Spiritual equality between women and men, moreover, has always been maintained by the Christian tradition, also in the area of separation of roles and the consideration of women as socially inferior beings that characterized ancient cultures: the heroic virtues needed to certify the sanctity of a human being, in fact, are the same for women and men, even if they are realized in different roles.

And knowledge of the human and spiritual dignity of women has always shaped the Church's thought on the family.

Q: Historically, feminism was born along with the birth-control movement.

Scaraffia: So it is! From the beginning, birth control was joined to two currents of thought: feminine emancipation and atheism, that is, the refusal to recognize the will of God in the creation of human beings, from which stems, immediately, the eugenic temptation to intervene to improve humanity with "scientific instruments."
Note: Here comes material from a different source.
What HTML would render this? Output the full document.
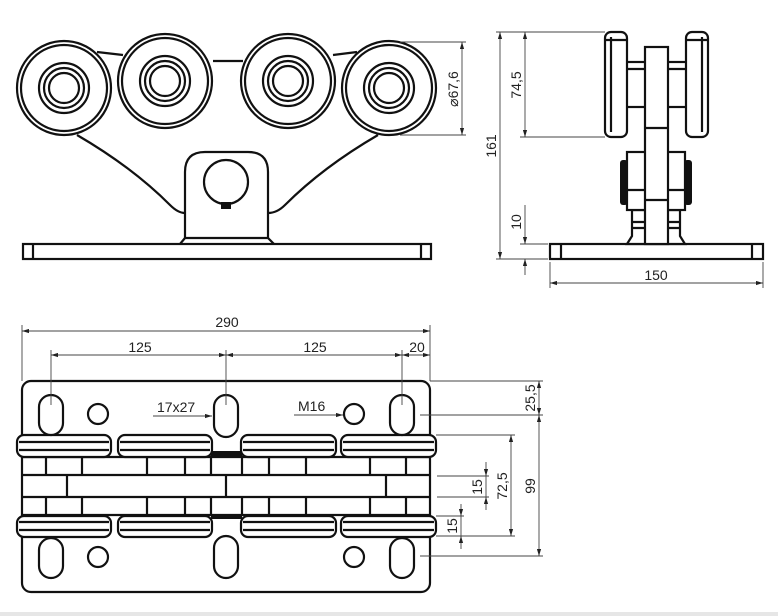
<!DOCTYPE html>
<html><head><meta charset="utf-8"><style>
html,body{margin:0;padding:0;background:#fff;}
svg{display:block;}
text{font-family:"Liberation Sans",sans-serif;font-size:14px;fill:#222;}
.t{stroke:#111;stroke-width:2.2;fill:none;}
.w{stroke:#111;stroke-width:2.2;fill:#fff;}
.d{stroke:#444;stroke-width:0.9;fill:none;}
.a{fill:#222;stroke:none;}
</style></head><body>
<svg width="778" height="616" viewBox="0 0 778 616" xmlns="http://www.w3.org/2000/svg">
<defs>
<marker id="ar" viewBox="0 0 10 6" refX="10" refY="3" markerWidth="8" markerHeight="5" orient="auto-start-reverse"><path d="M0,0 L10,3 L0,6z" fill="#222"/></marker>
</defs>

<!-- ===== FRONT VIEW ===== -->
<path class="t" d="M77,135 C120,160 150,185 170,205 Q178,213 185,213"/>
<path class="t" d="M378,135 C335,160 305,185 285,205 Q277,213 268,213"/>
<line class="t" x1="97" y1="52" x2="123" y2="55"/>
<line class="t" x1="213" y1="61" x2="243" y2="61"/>
<line class="t" x1="333" y1="55" x2="357" y2="52"/>
<path class="w" d="M185,238 L185,172 Q185,152 205,152 L248,152 Q268,152 268,172 L268,238"/>
<path class="t" d="M180,244 L185,238 L268,238 L274,244"/>
<circle class="t" cx="226" cy="182" r="22" stroke-width="3.5"/>
<rect x="221" y="202" width="10" height="7" fill="#111"/>
<rect class="w" x="23" y="244" width="408" height="15"/>
<line class="t" x1="33" y1="244" x2="33" y2="259"/>
<line class="t" x1="421" y1="244" x2="421" y2="259"/>
<g>
 <g transform="translate(64,88)"><circle class="w" r="47" stroke-width="2.6"/><circle class="t" r="43" stroke-width="2.6"/><circle class="t" r="25" stroke-width="3.5"/><circle class="t" r="20" stroke-width="2.6"/><circle class="t" r="15" stroke-width="3.5"/></g>
 <g transform="translate(165,81)"><circle class="w" r="47" stroke-width="2.6"/><circle class="t" r="43" stroke-width="2.6"/><circle class="t" r="25" stroke-width="3.5"/><circle class="t" r="20" stroke-width="2.6"/><circle class="t" r="15" stroke-width="3.5"/></g>
 <g transform="translate(288,81)"><circle class="w" r="47" stroke-width="2.6"/><circle class="t" r="43" stroke-width="2.6"/><circle class="t" r="25" stroke-width="3.5"/><circle class="t" r="20" stroke-width="2.6"/><circle class="t" r="15" stroke-width="3.5"/></g>
 <g transform="translate(389,88)"><circle class="w" r="47" stroke-width="2.6"/><circle class="t" r="43" stroke-width="2.6"/><circle class="t" r="25" stroke-width="3.5"/><circle class="t" r="20" stroke-width="2.6"/><circle class="t" r="15" stroke-width="3.5"/></g>
</g>
<line class="d" x1="400" y1="42" x2="466" y2="42"/>
<line class="d" x1="400" y1="135" x2="466" y2="135"/>
<line class="d" x1="462" y1="42" x2="462" y2="135" marker-start="url(#ar)" marker-end="url(#ar)"/>
<text transform="translate(458,89) rotate(-90)" text-anchor="middle">⌀67,6</text>

<!-- ===== SIDE VIEW ===== -->
<rect class="w" x="550" y="244" width="213" height="15"/>
<line class="t" x1="561" y1="244" x2="561" y2="259"/>
<line class="t" x1="752" y1="244" x2="752" y2="259"/>
<path class="w" d="M627,244 L632,236 L632,210 L680,210 L680,236 L685,244z"/>
<line class="t" x1="632" y1="222" x2="680" y2="222"/>
<line class="t" x1="632" y1="228" x2="680" y2="228"/>
<rect x="620" y="160" width="8" height="45" rx="3" fill="#111"/>
<rect x="684" y="160" width="8" height="45" rx="3" fill="#111"/>
<rect class="w" x="627" y="152" width="58" height="58"/>
<line class="t" x1="627" y1="190" x2="685" y2="190"/>
<rect class="w" x="625" y="62" width="62" height="45"/>
<line class="t" x1="625" y1="69" x2="687" y2="69"/>
<rect class="w" x="645" y="47" width="23" height="197"/>
<line class="t" x1="645" y1="200" x2="668" y2="200"/>
<line class="t" x1="645" y1="128" x2="668" y2="128"/>
<rect class="w" x="605" y="32" width="22" height="105" rx="6"/>
<line class="t" x1="611" y1="37" x2="611" y2="132"/><line class="t" x1="605" y1="40" x2="627" y2="40"/>
<rect class="w" x="686" y="32" width="22" height="105" rx="6"/>
<line class="t" x1="702" y1="37" x2="702" y2="132"/><line class="t" x1="686" y1="40" x2="708" y2="40"/>
<!-- dims -->
<line class="d" x1="496" y1="32" x2="605" y2="32"/>
<line class="d" x1="520" y1="137" x2="605" y2="137"/>
<line class="d" x1="496" y1="259" x2="548" y2="259"/>
<line class="d" x1="520" y1="244" x2="548" y2="244"/>
<line class="d" x1="500" y1="32" x2="500" y2="259" marker-start="url(#ar)" marker-end="url(#ar)"/>
<text transform="translate(496,146) rotate(-90)" text-anchor="middle">161</text>
<line class="d" x1="525" y1="32" x2="525" y2="137" marker-start="url(#ar)" marker-end="url(#ar)"/>
<text transform="translate(521,85) rotate(-90)" text-anchor="middle">74,5</text>
<line class="d" x1="525" y1="205" x2="525" y2="244" marker-end="url(#ar)"/>
<line class="d" x1="525" y1="275" x2="525" y2="259" marker-end="url(#ar)"/>
<text transform="translate(521,222) rotate(-90)" text-anchor="middle">10</text>
<line class="d" x1="550" y1="262" x2="550" y2="288"/>
<line class="d" x1="763" y1="262" x2="763" y2="288"/>
<line class="d" x1="550" y1="283" x2="763" y2="283" marker-start="url(#ar)" marker-end="url(#ar)"/>
<text x="656" y="280" text-anchor="middle">150</text>

<!-- ===== TOP VIEW ===== -->
<rect class="w" x="22" y="381" width="408" height="211" rx="9"/>
<line class="t" x1="22" y1="457" x2="430" y2="457"/>
<line class="t" x1="22" y1="475" x2="430" y2="475"/>
<line class="t" x1="22" y1="497" x2="430" y2="497"/>
<line class="t" x1="22" y1="515" x2="430" y2="515"/>
<g class="t">
<path d="M46,457V475M82,457V475M147,457V475M185,457V475M211,457V475M242,457V475M269,457V475M306,457V475M370,457V475M406,457V475"/>
<path d="M46,497V515M82,497V515M147,497V515M185,497V515M211,497V515M242,497V515M269,497V515M306,497V515M370,497V515M406,497V515"/>
<path d="M67,475V497M226,475V497M386,475V497"/>
</g>
<rect x="211" y="451" width="31" height="7" fill="#111"/>
<rect x="211" y="514" width="31" height="5" fill="#111"/>
<g>
<rect class="w" x="17" y="435" width="94" height="22" rx="7"/><line class="t" x1="19" y1="442" x2="109" y2="442"/><line class="t" x1="19" y1="450" x2="109" y2="450"/>
<rect class="w" x="118" y="435" width="94" height="22" rx="7"/><line class="t" x1="120" y1="442" x2="210" y2="442"/><line class="t" x1="120" y1="450" x2="210" y2="450"/>
<rect class="w" x="241" y="435" width="95" height="22" rx="7"/><line class="t" x1="243" y1="442" x2="334" y2="442"/><line class="t" x1="243" y1="450" x2="334" y2="450"/>
<rect class="w" x="341" y="435" width="95" height="22" rx="7"/><line class="t" x1="343" y1="442" x2="434" y2="442"/><line class="t" x1="343" y1="450" x2="434" y2="450"/>
<rect class="w" x="17" y="516" width="94" height="21" rx="7"/><line class="t" x1="19" y1="522" x2="109" y2="522"/><line class="t" x1="19" y1="530" x2="109" y2="530"/>
<rect class="w" x="118" y="516" width="94" height="21" rx="7"/><line class="t" x1="120" y1="522" x2="210" y2="522"/><line class="t" x1="120" y1="530" x2="210" y2="530"/>
<rect class="w" x="241" y="516" width="95" height="21" rx="7"/><line class="t" x1="243" y1="522" x2="334" y2="522"/><line class="t" x1="243" y1="530" x2="334" y2="530"/>
<rect class="w" x="341" y="516" width="95" height="21" rx="7"/><line class="t" x1="343" y1="522" x2="434" y2="522"/><line class="t" x1="343" y1="530" x2="434" y2="530"/>
</g>
<rect class="w" x="39" y="395" width="24" height="40" rx="12"/>
<rect class="w" x="214" y="395" width="24" height="42" rx="12"/>
<rect class="w" x="390" y="395" width="24" height="40" rx="12"/>
<rect class="w" x="39" y="538" width="24" height="40" rx="12"/>
<rect class="w" x="214" y="536" width="24" height="42" rx="12"/>
<rect class="w" x="390" y="538" width="24" height="40" rx="12"/>
<circle class="t" cx="98" cy="414" r="10"/>
<circle class="t" cx="354" cy="414" r="10"/>
<circle class="t" cx="98" cy="557" r="10"/>
<circle class="t" cx="354" cy="557" r="10"/>
<line class="d" x1="153" y1="416" x2="212" y2="416" marker-end="url(#ar)"/>
<text x="157" y="412">17x27</text>
<line class="d" x1="294" y1="415" x2="343" y2="415" marker-end="url(#ar)"/>
<text x="298" y="411">M16</text>
<line class="d" x1="22" y1="325" x2="22" y2="381"/>
<line class="d" x1="430" y1="325" x2="430" y2="381"/>
<line class="d" x1="51" y1="350" x2="51" y2="405"/>
<line class="d" x1="226" y1="350" x2="226" y2="405"/>
<line class="d" x1="402" y1="350" x2="402" y2="405"/>
<line class="d" x1="22" y1="331" x2="430" y2="331" marker-start="url(#ar)" marker-end="url(#ar)"/>
<text x="227" y="327" text-anchor="middle">290</text>
<line class="d" x1="51" y1="355" x2="226" y2="355" marker-start="url(#ar)" marker-end="url(#ar)"/>
<line class="d" x1="226" y1="355" x2="402" y2="355" marker-start="url(#ar)" marker-end="url(#ar)"/>
<line class="d" x1="402" y1="355" x2="430" y2="355" marker-start="url(#ar)" marker-end="url(#ar)"/>
<text x="140" y="352" text-anchor="middle">125</text>
<text x="315" y="352" text-anchor="middle">125</text>
<text x="417" y="352" text-anchor="middle">20</text>
<line class="d" x1="430" y1="381" x2="543" y2="381"/>
<line class="d" x1="420" y1="415" x2="543" y2="415"/>
<line class="d" x1="420" y1="556" x2="543" y2="556"/>
<line class="d" x1="436" y1="435" x2="515" y2="435"/>
<line class="d" x1="436" y1="536" x2="515" y2="536"/>
<line class="d" x1="437" y1="476" x2="489" y2="476"/>
<line class="d" x1="437" y1="497" x2="489" y2="497"/>
<line class="d" x1="436" y1="516" x2="464" y2="516"/>
<line class="d" x1="539" y1="381" x2="539" y2="415" marker-start="url(#ar)" marker-end="url(#ar)"/>
<text transform="translate(535,398) rotate(-90)" text-anchor="middle">25,5</text>
<line class="d" x1="539" y1="415" x2="539" y2="556" marker-start="url(#ar)" marker-end="url(#ar)"/>
<text transform="translate(535,486) rotate(-90)" text-anchor="middle">99</text>
<line class="d" x1="511" y1="435" x2="511" y2="536" marker-start="url(#ar)" marker-end="url(#ar)"/>
<text transform="translate(507,486) rotate(-90)" text-anchor="middle">72,5</text>
<line class="d" x1="486" y1="462" x2="486" y2="476" marker-end="url(#ar)"/>
<line class="d" x1="486" y1="510" x2="486" y2="497" marker-end="url(#ar)"/>
<line class="d" x1="486" y1="476" x2="486" y2="497"/>
<text transform="translate(482,487) rotate(-90)" text-anchor="middle">15</text>
<line class="d" x1="461" y1="504" x2="461" y2="516" marker-end="url(#ar)"/>
<line class="d" x1="461" y1="549" x2="461" y2="536" marker-end="url(#ar)"/>
<line class="d" x1="461" y1="516" x2="461" y2="536"/>
<text transform="translate(457,526) rotate(-90)" text-anchor="middle">15</text>

<rect x="0" y="612" width="778" height="4" fill="#e6e6e6"/>
</svg>
</body></html>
The English neo-Malthusian movements, in fact, are closely united; they often have the same leaders, like Charles Bradlaugh with the freethinking movements, oriented to tearing up the religious roots of society -- regarded as source of confinement and obscurantism -- and at the same time with scientists like Francis Galton who apply Darwinian evolution to human beings.

The roots of birth-control movements, which regard the fall in births and the freedom to abort as positive signs of the modernity of a country, are thus linked to secularization on one hand and to the emancipation of woman on the other, and this original engagement continues to characterize them today also.

Q: How has the Church reacted in face of the limitations to procreation?

Scaraffia: The prophetic force of the controversial encyclical "Humanae Vitae" of Paul VI still awaits recognition even in some sectors of the Church itself.

In fact, it is not just about one prohibition, but about having identified, in the means of birth control, a specific danger: the introduction of artificial means in a natural process of primordial importance -- the one which ensures the continuation of life -- according to a process that could be extended until arriving at the point of total control of human reproduction on the part of technologies.

Today we can see that it is precisely this that is being carried out: by intervening with scientific methods that are increasingly powerful and sophisticated, the door is open to monstrosities such as cloning or the machine that substitutes the maternal womb in pregnancy.